Wygrabiłam trawę i już się nie mogę doczekać kiedy zakwitną forsycje

żeby dalej ruszyć z trawnikiem.
Przycięłam moje hortensje, trawy i pozaglądałam we wszystkie kątki

. Niestety czasu na pielęgnację i zajmowanie się ogródkiem mam coraz mniej, bo wróciłam po urlopie wychowawczym do pracy i mój dzień drastycznie się skurczył

Teraz bardzo doceniam moją wersję mini.
,
Zaczęłam tez poszukiwać kostki na zrobienie obwódki dla trawnika. Zmęczyło mnie latanie z nożycami wokół moich 30 m2

Poza tym koła kosiarki (gdy podjeżdżaliśmy zbyt blisko) niszczyły nam donice stalowe.

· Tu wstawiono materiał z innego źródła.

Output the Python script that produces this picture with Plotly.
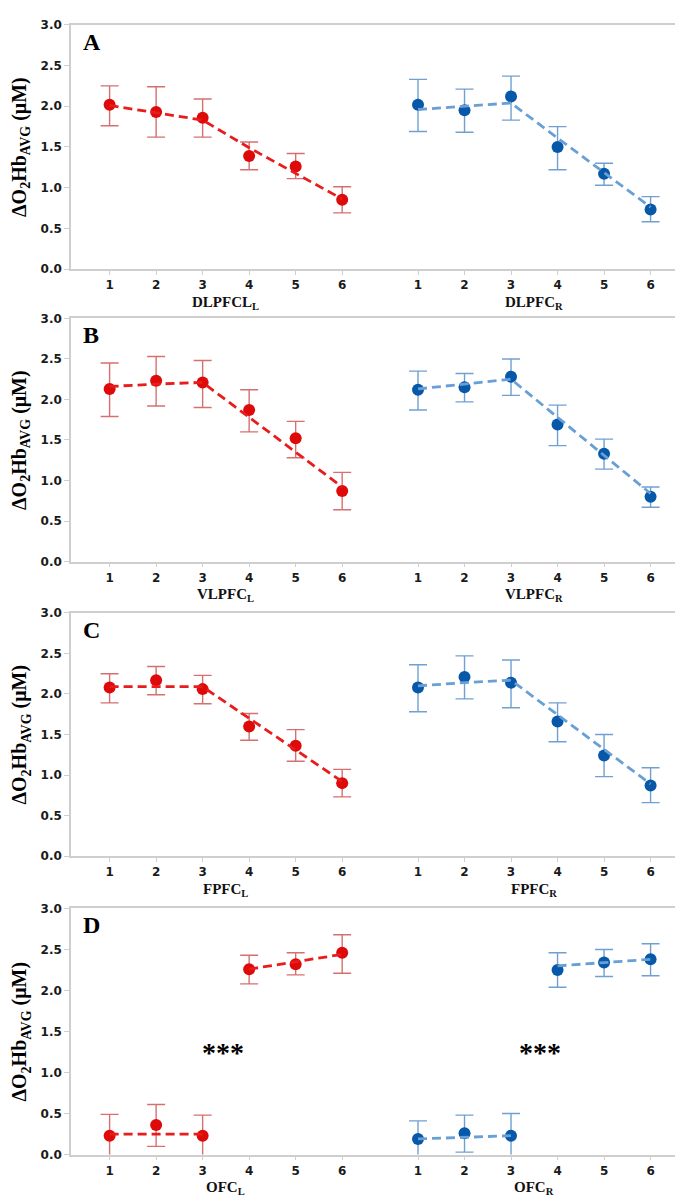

Wahałam się między dwoma kolorami szarym i grafitowym (dla kontrastu, grafitowe będą tez nowe donice). Na razie stanęło na szarym/siwym, ale ten grafitowy mnie kusi. Co byście doradzili???
W poniedziałek byliśmy w kilku punktach z kostką ale niestety dla nich sezon się jeszcze nie zaczął

i kostki którą wybrałam niestety nie mięli. Jednakże udało mi się tam wypatrzyć śliczne sadzonki cisa (wszystkie kostki wyeksponowane są w zaaranżowanym ogródku) i w najbliższą sobotę/niedzielę mam zamiar wybrać się tam ponownie, gdyż wówczas ma być obecny ogrodnik, który być może da mi namiary na sklep gdzie zakupił takie sadzonki (były warte takiego zachodu).
Mimo wszystko jakieś zakupy wiosenne poczyniłam

Z racji tego, że moje wszystkie osłonki rozsypały się drobny mak dzisiaj zamówiłam nowe tym razem z włókna szklanego. Mają dojść jutro, więc mam nadzieję, że będę miała się czym pochwalić
W przyszły weekend zaczynamy też polowanie na ikeowy parasol. Wiem, może dziwne że tak wcześnie ale w zeszłym roku gdy dzwoniłam w połowie sezonu to już się okazało, że parasoli brak i nowych dostaw nie będzie, bo wszystkie przyjeżdżają na początku sezonu a potem nic nie dowożą. Taką informację przynajmniej podała mi Pani w Ikei.